Given exercise => Reproduce exactly the opening lines of the listing, stopping after the line that contains "const yTitle = 'Tonnes';" and including it.

Given information =>

****************************************

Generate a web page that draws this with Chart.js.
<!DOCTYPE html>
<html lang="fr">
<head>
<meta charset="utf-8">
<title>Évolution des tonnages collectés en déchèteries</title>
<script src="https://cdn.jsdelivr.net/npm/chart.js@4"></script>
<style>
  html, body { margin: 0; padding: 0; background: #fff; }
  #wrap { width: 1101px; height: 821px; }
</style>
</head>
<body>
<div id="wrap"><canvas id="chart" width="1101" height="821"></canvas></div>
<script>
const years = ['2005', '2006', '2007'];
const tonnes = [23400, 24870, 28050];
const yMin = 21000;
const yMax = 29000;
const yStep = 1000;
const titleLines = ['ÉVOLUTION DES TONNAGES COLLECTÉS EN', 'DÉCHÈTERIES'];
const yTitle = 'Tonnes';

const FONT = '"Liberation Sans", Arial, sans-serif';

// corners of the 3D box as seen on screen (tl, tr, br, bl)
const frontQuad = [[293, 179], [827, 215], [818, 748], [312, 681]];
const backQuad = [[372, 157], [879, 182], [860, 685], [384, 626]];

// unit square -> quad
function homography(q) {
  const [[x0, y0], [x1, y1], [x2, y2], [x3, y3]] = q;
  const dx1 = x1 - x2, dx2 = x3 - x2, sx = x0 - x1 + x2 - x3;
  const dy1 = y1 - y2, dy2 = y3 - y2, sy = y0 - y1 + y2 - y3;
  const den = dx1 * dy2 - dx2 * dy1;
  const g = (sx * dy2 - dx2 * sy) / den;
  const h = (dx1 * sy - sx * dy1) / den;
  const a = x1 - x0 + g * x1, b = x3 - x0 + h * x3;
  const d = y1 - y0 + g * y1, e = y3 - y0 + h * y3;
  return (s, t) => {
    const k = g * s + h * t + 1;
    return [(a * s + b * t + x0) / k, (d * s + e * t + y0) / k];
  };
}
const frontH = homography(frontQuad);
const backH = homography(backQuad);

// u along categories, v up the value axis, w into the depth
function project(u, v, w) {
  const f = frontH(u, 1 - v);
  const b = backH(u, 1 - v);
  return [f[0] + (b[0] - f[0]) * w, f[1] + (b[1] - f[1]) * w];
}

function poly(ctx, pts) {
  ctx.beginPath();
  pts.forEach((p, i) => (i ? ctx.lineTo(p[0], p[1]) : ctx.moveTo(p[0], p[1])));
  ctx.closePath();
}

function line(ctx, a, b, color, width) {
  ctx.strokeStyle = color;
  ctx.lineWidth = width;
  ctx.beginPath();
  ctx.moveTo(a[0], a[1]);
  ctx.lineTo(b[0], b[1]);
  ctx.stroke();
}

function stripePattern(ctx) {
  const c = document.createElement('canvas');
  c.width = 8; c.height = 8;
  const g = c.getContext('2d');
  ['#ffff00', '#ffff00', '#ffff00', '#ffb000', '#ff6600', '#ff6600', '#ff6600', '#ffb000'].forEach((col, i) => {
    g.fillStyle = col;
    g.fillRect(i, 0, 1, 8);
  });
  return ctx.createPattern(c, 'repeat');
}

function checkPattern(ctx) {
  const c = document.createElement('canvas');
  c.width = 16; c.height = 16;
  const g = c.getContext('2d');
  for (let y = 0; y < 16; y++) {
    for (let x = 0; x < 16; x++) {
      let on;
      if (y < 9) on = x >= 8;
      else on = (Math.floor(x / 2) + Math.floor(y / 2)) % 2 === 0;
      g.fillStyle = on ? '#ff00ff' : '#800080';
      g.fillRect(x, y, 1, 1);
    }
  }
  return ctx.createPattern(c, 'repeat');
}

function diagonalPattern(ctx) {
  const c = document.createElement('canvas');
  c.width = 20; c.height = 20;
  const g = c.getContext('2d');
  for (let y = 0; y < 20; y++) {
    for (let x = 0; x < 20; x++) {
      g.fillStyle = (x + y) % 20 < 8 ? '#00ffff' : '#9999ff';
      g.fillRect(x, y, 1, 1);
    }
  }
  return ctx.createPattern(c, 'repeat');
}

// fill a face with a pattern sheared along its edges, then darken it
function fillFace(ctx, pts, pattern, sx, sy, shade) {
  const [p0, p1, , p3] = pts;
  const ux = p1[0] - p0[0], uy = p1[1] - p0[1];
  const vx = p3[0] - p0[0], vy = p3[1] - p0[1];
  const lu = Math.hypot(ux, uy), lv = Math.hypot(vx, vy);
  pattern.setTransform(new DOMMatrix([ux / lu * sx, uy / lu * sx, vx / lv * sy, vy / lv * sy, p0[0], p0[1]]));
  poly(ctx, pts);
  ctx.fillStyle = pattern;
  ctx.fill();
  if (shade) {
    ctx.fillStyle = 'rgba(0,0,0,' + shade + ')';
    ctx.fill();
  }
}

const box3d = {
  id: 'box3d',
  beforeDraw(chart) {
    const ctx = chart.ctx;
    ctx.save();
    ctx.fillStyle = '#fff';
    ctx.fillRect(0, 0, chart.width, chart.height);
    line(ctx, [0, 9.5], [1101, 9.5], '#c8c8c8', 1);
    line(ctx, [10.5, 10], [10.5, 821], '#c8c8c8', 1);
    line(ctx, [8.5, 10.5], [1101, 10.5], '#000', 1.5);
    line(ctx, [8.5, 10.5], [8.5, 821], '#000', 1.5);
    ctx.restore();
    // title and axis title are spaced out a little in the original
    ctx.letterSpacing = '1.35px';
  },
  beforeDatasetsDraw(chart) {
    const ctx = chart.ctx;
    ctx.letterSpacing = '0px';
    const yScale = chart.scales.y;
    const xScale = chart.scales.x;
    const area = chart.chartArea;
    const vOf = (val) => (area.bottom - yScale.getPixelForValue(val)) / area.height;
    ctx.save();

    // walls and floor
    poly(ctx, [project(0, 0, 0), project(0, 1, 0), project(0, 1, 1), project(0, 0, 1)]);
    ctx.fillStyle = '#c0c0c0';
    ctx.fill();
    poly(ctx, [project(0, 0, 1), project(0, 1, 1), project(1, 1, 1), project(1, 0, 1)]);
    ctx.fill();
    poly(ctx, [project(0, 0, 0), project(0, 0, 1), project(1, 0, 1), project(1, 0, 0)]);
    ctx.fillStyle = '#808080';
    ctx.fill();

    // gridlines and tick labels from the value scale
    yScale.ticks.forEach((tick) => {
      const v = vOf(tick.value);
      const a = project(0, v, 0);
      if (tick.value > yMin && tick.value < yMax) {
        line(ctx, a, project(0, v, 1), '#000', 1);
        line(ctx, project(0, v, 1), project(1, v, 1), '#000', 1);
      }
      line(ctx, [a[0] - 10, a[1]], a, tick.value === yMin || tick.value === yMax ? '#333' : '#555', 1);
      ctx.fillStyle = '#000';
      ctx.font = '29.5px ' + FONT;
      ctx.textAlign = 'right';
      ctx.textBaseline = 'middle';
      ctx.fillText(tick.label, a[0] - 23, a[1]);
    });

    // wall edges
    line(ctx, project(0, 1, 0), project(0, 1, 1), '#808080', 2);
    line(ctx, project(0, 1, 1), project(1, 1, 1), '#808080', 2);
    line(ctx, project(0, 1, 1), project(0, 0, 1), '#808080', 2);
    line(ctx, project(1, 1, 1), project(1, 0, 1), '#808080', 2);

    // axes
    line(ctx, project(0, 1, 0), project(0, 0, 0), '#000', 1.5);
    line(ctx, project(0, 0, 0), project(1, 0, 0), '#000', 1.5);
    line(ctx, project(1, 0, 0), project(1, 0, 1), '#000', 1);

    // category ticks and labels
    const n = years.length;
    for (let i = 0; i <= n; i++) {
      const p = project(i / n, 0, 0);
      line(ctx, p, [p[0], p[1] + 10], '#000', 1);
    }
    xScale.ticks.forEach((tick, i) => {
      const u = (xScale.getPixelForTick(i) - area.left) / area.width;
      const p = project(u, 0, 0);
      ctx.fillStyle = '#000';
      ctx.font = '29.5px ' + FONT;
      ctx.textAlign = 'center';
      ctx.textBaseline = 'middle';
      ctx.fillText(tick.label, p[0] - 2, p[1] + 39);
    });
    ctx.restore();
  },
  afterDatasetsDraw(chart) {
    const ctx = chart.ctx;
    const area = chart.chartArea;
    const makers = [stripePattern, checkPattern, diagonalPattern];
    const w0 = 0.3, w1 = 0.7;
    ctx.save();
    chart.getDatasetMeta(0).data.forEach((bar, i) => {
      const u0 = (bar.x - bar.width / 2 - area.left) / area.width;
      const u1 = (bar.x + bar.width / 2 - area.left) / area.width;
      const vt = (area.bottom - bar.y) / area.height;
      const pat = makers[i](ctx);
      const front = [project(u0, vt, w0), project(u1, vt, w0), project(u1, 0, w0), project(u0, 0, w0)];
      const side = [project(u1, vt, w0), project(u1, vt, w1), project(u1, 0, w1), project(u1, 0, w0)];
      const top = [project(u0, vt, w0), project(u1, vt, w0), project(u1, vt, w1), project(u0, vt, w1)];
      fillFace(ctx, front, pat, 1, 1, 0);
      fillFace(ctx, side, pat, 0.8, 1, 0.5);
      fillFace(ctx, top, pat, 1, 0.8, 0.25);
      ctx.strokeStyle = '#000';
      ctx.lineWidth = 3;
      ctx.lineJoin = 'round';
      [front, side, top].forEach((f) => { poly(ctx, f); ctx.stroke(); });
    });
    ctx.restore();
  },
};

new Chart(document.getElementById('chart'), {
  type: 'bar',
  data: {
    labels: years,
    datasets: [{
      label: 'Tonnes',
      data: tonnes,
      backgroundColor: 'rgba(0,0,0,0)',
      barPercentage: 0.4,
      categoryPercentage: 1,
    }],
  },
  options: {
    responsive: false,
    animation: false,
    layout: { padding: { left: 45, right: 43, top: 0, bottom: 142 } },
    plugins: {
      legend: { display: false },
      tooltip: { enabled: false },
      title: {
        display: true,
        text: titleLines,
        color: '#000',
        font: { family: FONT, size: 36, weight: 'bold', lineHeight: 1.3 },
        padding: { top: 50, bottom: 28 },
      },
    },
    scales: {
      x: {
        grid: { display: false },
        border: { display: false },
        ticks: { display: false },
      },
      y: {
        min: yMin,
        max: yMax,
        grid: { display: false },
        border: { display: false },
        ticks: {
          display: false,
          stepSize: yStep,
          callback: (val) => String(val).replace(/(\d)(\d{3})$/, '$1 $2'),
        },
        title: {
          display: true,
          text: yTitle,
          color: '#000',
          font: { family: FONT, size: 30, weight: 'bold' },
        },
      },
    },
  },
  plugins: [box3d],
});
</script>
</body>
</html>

****************************************

Full solution =>
Generate a web page that draws this with Chart.js.
<!DOCTYPE html>
<html lang="fr">
<head>
<meta charset="utf-8">
<title>Évolution des tonnages collectés en déchèteries</title>
<script src="https://cdn.jsdelivr.net/npm/chart.js@4"></script>
<style>
  html, body { margin: 0; padding: 0; background: #fff; }
  #wrap { width: 1101px; height: 821px; }
</style>
</head>
<body>
<div id="wrap"><canvas id="chart" width="1101" height="821"></canvas></div>
<script>
const years = ['2005', '2006', '2007'];
const tonnes = [23400, 24870, 28050];
const yMin = 21000;
const yMax = 29000;
const yStep = 1000;
const titleLines = ['ÉVOLUTION DES TONNAGES COLLECTÉS EN', 'DÉCHÈTERIES'];
const yTitle = 'Tonnes';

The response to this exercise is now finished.